*PROBLEM TO SOLVE*.
Exactly as written, quote every line that follows, skipping the images.
● ● ● ● ●
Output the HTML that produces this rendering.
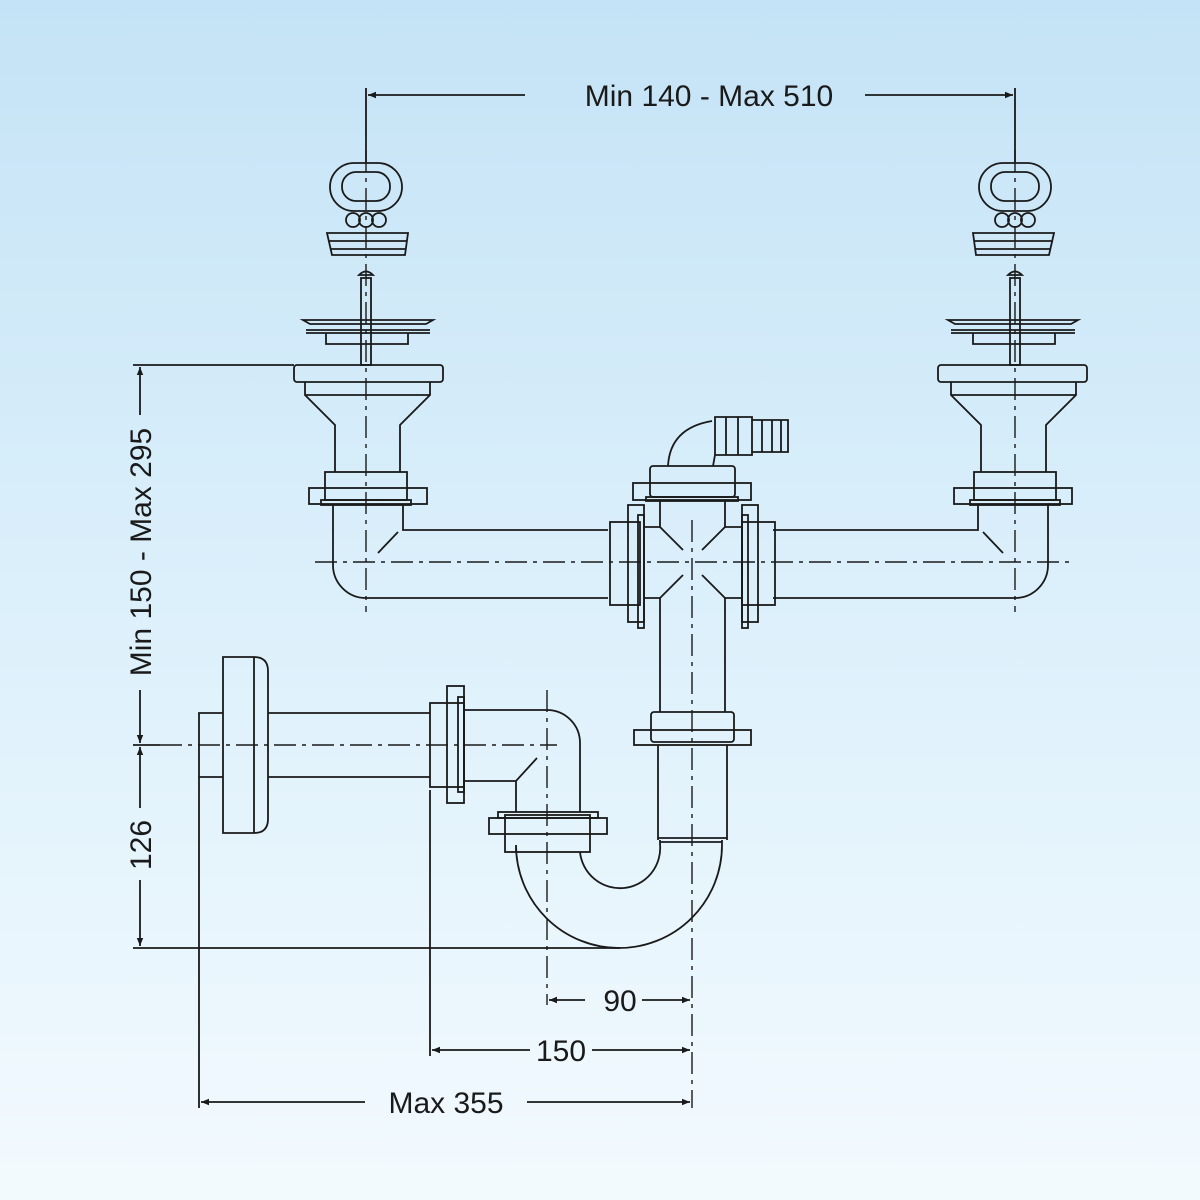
<!DOCTYPE html>
<html><head><meta charset="utf-8"><style>
html,body{margin:0;padding:0}
body{width:1200px;height:1200px;background:linear-gradient(180deg,#c4e3f6 0%,#dcf0fb 50%,#f3fafe 100%)}
svg{display:block}
text{font-family:"Liberation Sans",sans-serif;font-size:30px;fill:#1a1a1a}
</style></head><body>
<svg width="1200" height="1200" viewBox="0 0 1200 1200" xmlns="http://www.w3.org/2000/svg">
<defs>
<marker id="a" viewBox="0 0 10 10" refX="10" refY="5" markerWidth="14" markerHeight="8" markerUnits="userSpaceOnUse" orient="auto-start-reverse"><path d="M0,1 L10,5 L0,9 Z" fill="#1a1a1a"/></marker>
<g id="st" fill="none" stroke="#1a1a1a" stroke-width="1.8">
<line x1="0" y1="88" x2="0" y2="163"/>
<rect x="-36" y="163" width="72" height="48" rx="24"/>
<rect x="-24" y="172" width="48" height="29" rx="14"/>
<circle cx="-13" cy="220" r="7"/><circle cx="0" cy="220" r="7"/><circle cx="13" cy="220" r="7"/>
<path d="M-39 233 L42 233 L39 255 L-34 255 Z M-38 241 L41 241 M-36 249 L40 249"/>
<path d="M-7 275 Q0 268 7 275 Z"/>
<rect x="-5" y="278" width="10" height="87"/>
<path d="M-63 320 L67 320 L60 324 L-56 324 Z M-60 330 L64 330 M-60 333 L64 333"/>
<path d="M-40 333 L-40 344 L42 344 L42 333"/>
<rect x="-72" y="365" width="149" height="17" rx="3"/>
<path d="M-61 382 L-61 395 L-31 425 L-31 472 M64 382 L64 395 L34 425 L34 472 M-61 395 L64 395"/>
<rect x="-41" y="472" width="82" height="28"/>
<rect x="-57" y="488" width="118" height="16"/>
<rect x="-45" y="500" width="90" height="5"/>
<path d="M-33 505 L-33 565 A33 33 0 0 0 0 598 L242 598 M37 505 L37 530 L242 530 M32 532 L12 553"/>
</g>
</defs>
<g fill="none" stroke="#1a1a1a" stroke-width="1.8">
<!-- top dimension -->
<line x1="525" y1="95" x2="368" y2="95" marker-end="url(#a)"/>
<line x1="865" y1="95" x2="1013" y2="95" marker-end="url(#a)"/>
<use href="#st" transform="translate(366,0)"/>
<use href="#st" transform="translate(1015,0) scale(-1,1)"/>
<!-- centerlines -->
<g stroke-width="1.4" stroke-dasharray="22,6,4,6">
<line x1="366" y1="150" x2="366" y2="612"/>
<line x1="1015" y1="150" x2="1015" y2="612"/>
<line x1="315" y1="562" x2="1075" y2="562"/>
<line x1="692" y1="520" x2="692" y2="1108"/>
<line x1="160" y1="745" x2="557" y2="745"/>
<line x1="547" y1="690" x2="547" y2="1005"/>
</g>
<!-- tee -->
<rect x="610" y="522" width="30" height="83"/>
<rect x="628" y="505" width="16" height="117"/>
<rect x="638" y="515" width="6" height="113"/>
<rect x="742" y="522" width="33" height="83"/>
<rect x="742" y="505" width="16" height="117"/>
<rect x="742" y="515" width="6" height="113"/>
<path d="M644 527 L660 527 L660 500 M725 500 L725 527 L742 527 M644 598 L660 598 L660 712 M725 712 L725 598 L742 598"/>
<path d="M660 527 L683 550 M725 527 L702 550 M660 598 L683 575 M725 598 L702 575"/>
<rect x="650" y="466" width="85" height="31" rx="3"/>
<rect x="633" y="483" width="118" height="17"/>
<rect x="646" y="497" width="92" height="4"/>
<path d="M668 466 Q670 428 712 421 M715 455 L713 466"/>
<path d="M715 417 L752 417 L752 455 L715 455 Z M726 417 L726 455 M738 417 L738 455 M752 420 L788 420 L788 452 L752 452 M762 420 L762 452 M772 420 L772 452 M781 420 L781 452"/>
<!-- lower tee nut -->
<rect x="651" y="712" width="83" height="30" rx="3"/>
<rect x="634" y="730" width="117" height="15"/>
<path d="M658 745 L658 840 M727 745 L727 840"/>
<!-- U bend -->
<path d="M516 852 L516 845 A103 103 0 0 0 722 845 L722 840 M580 852 A40 40 0 0 0 660 844 L660 840"/>
<path d="M658 838 L727 838 M660 842 L722 842"/>
<!-- upper trap elbow -->
<rect x="505" y="815" width="85" height="37"/>
<rect x="489" y="818" width="118" height="16"/>
<rect x="498" y="812" width="100" height="6"/>
<path d="M464 710 L547 710 A33 33 0 0 1 580 743 L580 812 M464 781 L516 781 L537 758 M516 781 L516 812"/>
<rect x="430" y="703" width="34" height="84"/>
<rect x="447" y="686" width="17" height="117"/>
<rect x="458" y="697" width="6" height="95"/>
<!-- wall pipe -->
<path d="M268 713 L430 713 M268 777 L430 777"/>
<path d="M223 657 L254 657 Q268 657 268 671 L268 819 Q268 833 254 833 L223 833 Z M254 657 L254 833"/>
<path d="M223 713 L199 713 L199 777 L223 777"/>
<!-- left dimension -->
<line x1="133" y1="365" x2="294" y2="365"/>
<line x1="133" y1="948" x2="620" y2="948"/>
<line x1="133" y1="745" x2="160" y2="745"/>
<line x1="140" y1="415" x2="140" y2="367" marker-end="url(#a)"/>
<line x1="140" y1="690" x2="140" y2="743" marker-end="url(#a)"/>
<line x1="140" y1="808" x2="140" y2="747" marker-end="url(#a)"/>
<line x1="140" y1="880" x2="140" y2="946" marker-end="url(#a)"/>
<!-- bottom dims -->
<line x1="430" y1="790" x2="430" y2="1056"/>
<line x1="199" y1="777" x2="199" y2="1108"/>
<line x1="585" y1="1000" x2="549" y2="1000" marker-end="url(#a)"/>
<line x1="642" y1="1000" x2="690" y2="1000" marker-end="url(#a)"/>
<line x1="530" y1="1050" x2="432" y2="1050" marker-end="url(#a)"/>
<line x1="592" y1="1050" x2="690" y2="1050" marker-end="url(#a)"/>
<line x1="365" y1="1102" x2="201" y2="1102" marker-end="url(#a)"/>
<line x1="527" y1="1102" x2="690" y2="1102" marker-end="url(#a)"/>
</g>
<text x="709" y="106" text-anchor="middle">Min 140 - Max 510</text>
<text x="620" y="1011" text-anchor="middle">90</text>
<text x="561" y="1061" text-anchor="middle">150</text>
<text x="446" y="1113" text-anchor="middle">Max 355</text>
<text transform="translate(151,552) rotate(-90)" text-anchor="middle">Min 150 - Max 295</text>
<text transform="translate(151,845) rotate(-90)" text-anchor="middle">126</text>
</svg>
</body></html>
● ● ● ● ●
*COMPLETE ANSWER*.
Output the HTML that produces this rendering.
<!DOCTYPE html>
<html><head><meta charset="utf-8"><style>
html,body{margin:0;padding:0}
body{width:1200px;height:1200px;background:linear-gradient(180deg,#c4e3f6 0%,#dcf0fb 50%,#f3fafe 100%)}
svg{display:block}
text{font-family:"Liberation Sans",sans-serif;font-size:30px;fill:#1a1a1a}
</style></head><body>
<svg width="1200" height="1200" viewBox="0 0 1200 1200" xmlns="http://www.w3.org/2000/svg">
<defs>
<marker id="a" viewBox="0 0 10 10" refX="10" refY="5" markerWidth="14" markerHeight="8" markerUnits="userSpaceOnUse" orient="auto-start-reverse"><path d="M0,1 L10,5 L0,9 Z" fill="#1a1a1a"/></marker>
<g id="st" fill="none" stroke="#1a1a1a" stroke-width="1.8">
<line x1="0" y1="88" x2="0" y2="163"/>
<rect x="-36" y="163" width="72" height="48" rx="24"/>
<rect x="-24" y="172" width="48" height="29" rx="14"/>
<circle cx="-13" cy="220" r="7"/><circle cx="0" cy="220" r="7"/><circle cx="13" cy="220" r="7"/>
<path d="M-39 233 L42 233 L39 255 L-34 255 Z M-38 241 L41 241 M-36 249 L40 249"/>
<path d="M-7 275 Q0 268 7 275 Z"/>
<rect x="-5" y="278" width="10" height="87"/>
<path d="M-63 320 L67 320 L60 324 L-56 324 Z M-60 330 L64 330 M-60 333 L64 333"/>
<path d="M-40 333 L-40 344 L42 344 L42 333"/>
<rect x="-72" y="365" width="149" height="17" rx="3"/>
<path d="M-61 382 L-61 395 L-31 425 L-31 472 M64 382 L64 395 L34 425 L34 472 M-61 395 L64 395"/>
<rect x="-41" y="472" width="82" height="28"/>
<rect x="-57" y="488" width="118" height="16"/>
<rect x="-45" y="500" width="90" height="5"/>
<path d="M-33 505 L-33 565 A33 33 0 0 0 0 598 L242 598 M37 505 L37 530 L242 530 M32 532 L12 553"/>
</g>
</defs>
<g fill="none" stroke="#1a1a1a" stroke-width="1.8">
<!-- top dimension -->
<line x1="525" y1="95" x2="368" y2="95" marker-end="url(#a)"/>
<line x1="865" y1="95" x2="1013" y2="95" marker-end="url(#a)"/>
<use href="#st" transform="translate(366,0)"/>
<use href="#st" transform="translate(1015,0) scale(-1,1)"/>
<!-- centerlines -->
<g stroke-width="1.4" stroke-dasharray="22,6,4,6">
<line x1="366" y1="150" x2="366" y2="612"/>
<line x1="1015" y1="150" x2="1015" y2="612"/>
<line x1="315" y1="562" x2="1075" y2="562"/>
<line x1="692" y1="520" x2="692" y2="1108"/>
<line x1="160" y1="745" x2="557" y2="745"/>
<line x1="547" y1="690" x2="547" y2="1005"/>
</g>
<!-- tee -->
<rect x="610" y="522" width="30" height="83"/>
<rect x="628" y="505" width="16" height="117"/>
<rect x="638" y="515" width="6" height="113"/>
<rect x="742" y="522" width="33" height="83"/>
<rect x="742" y="505" width="16" height="117"/>
<rect x="742" y="515" width="6" height="113"/>
<path d="M644 527 L660 527 L660 500 M725 500 L725 527 L742 527 M644 598 L660 598 L660 712 M725 712 L725 598 L742 598"/>
<path d="M660 527 L683 550 M725 527 L702 550 M660 598 L683 575 M725 598 L702 575"/>
<rect x="650" y="466" width="85" height="31" rx="3"/>
<rect x="633" y="483" width="118" height="17"/>
<rect x="646" y="497" width="92" height="4"/>
<path d="M668 466 Q670 428 712 421 M715 455 L713 466"/>
<path d="M715 417 L752 417 L752 455 L715 455 Z M726 417 L726 455 M738 417 L738 455 M752 420 L788 420 L788 452 L752 452 M762 420 L762 452 M772 420 L772 452 M781 420 L781 452"/>
<!-- lower tee nut -->
<rect x="651" y="712" width="83" height="30" rx="3"/>
<rect x="634" y="730" width="117" height="15"/>
<path d="M658 745 L658 840 M727 745 L727 840"/>
<!-- U bend -->
<path d="M516 852 L516 845 A103 103 0 0 0 722 845 L722 840 M580 852 A40 40 0 0 0 660 844 L660 840"/>
<path d="M658 838 L727 838 M660 842 L722 842"/>
<!-- upper trap elbow -->
<rect x="505" y="815" width="85" height="37"/>
<rect x="489" y="818" width="118" height="16"/>
<rect x="498" y="812" width="100" height="6"/>
<path d="M464 710 L547 710 A33 33 0 0 1 580 743 L580 812 M464 781 L516 781 L537 758 M516 781 L516 812"/>
<rect x="430" y="703" width="34" height="84"/>
<rect x="447" y="686" width="17" height="117"/>
<rect x="458" y="697" width="6" height="95"/>
<!-- wall pipe -->
<path d="M268 713 L430 713 M268 777 L430 777"/>
<path d="M223 657 L254 657 Q268 657 268 671 L268 819 Q268 833 254 833 L223 833 Z M254 657 L254 833"/>
<path d="M223 713 L199 713 L199 777 L223 777"/>
<!-- left dimension -->
<line x1="133" y1="365" x2="294" y2="365"/>
<line x1="133" y1="948" x2="620" y2="948"/>
<line x1="133" y1="745" x2="160" y2="745"/>
<line x1="140" y1="415" x2="140" y2="367" marker-end="url(#a)"/>
<line x1="140" y1="690" x2="140" y2="743" marker-end="url(#a)"/>
<line x1="140" y1="808" x2="140" y2="747" marker-end="url(#a)"/>
<line x1="140" y1="880" x2="140" y2="946" marker-end="url(#a)"/>
<!-- bottom dims -->
<line x1="430" y1="790" x2="430" y2="1056"/>
<line x1="199" y1="777" x2="199" y2="1108"/>
<line x1="585" y1="1000" x2="549" y2="1000" marker-end="url(#a)"/>
<line x1="642" y1="1000" x2="690" y2="1000" marker-end="url(#a)"/>
<line x1="530" y1="1050" x2="432" y2="1050" marker-end="url(#a)"/>
<line x1="592" y1="1050" x2="690" y2="1050" marker-end="url(#a)"/>
<line x1="365" y1="1102" x2="201" y2="1102" marker-end="url(#a)"/>
<line x1="527" y1="1102" x2="690" y2="1102" marker-end="url(#a)"/>
</g>
<text x="709" y="106" text-anchor="middle">Min 140 - Max 510</text>
<text x="620" y="1011" text-anchor="middle">90</text>
<text x="561" y="1061" text-anchor="middle">150</text>
<text x="446" y="1113" text-anchor="middle">Max 355</text>
<text transform="translate(151,552) rotate(-90)" text-anchor="middle">Min 150 - Max 295</text>
<text transform="translate(151,845) rotate(-90)" text-anchor="middle">126</text>
</svg>
</body></html>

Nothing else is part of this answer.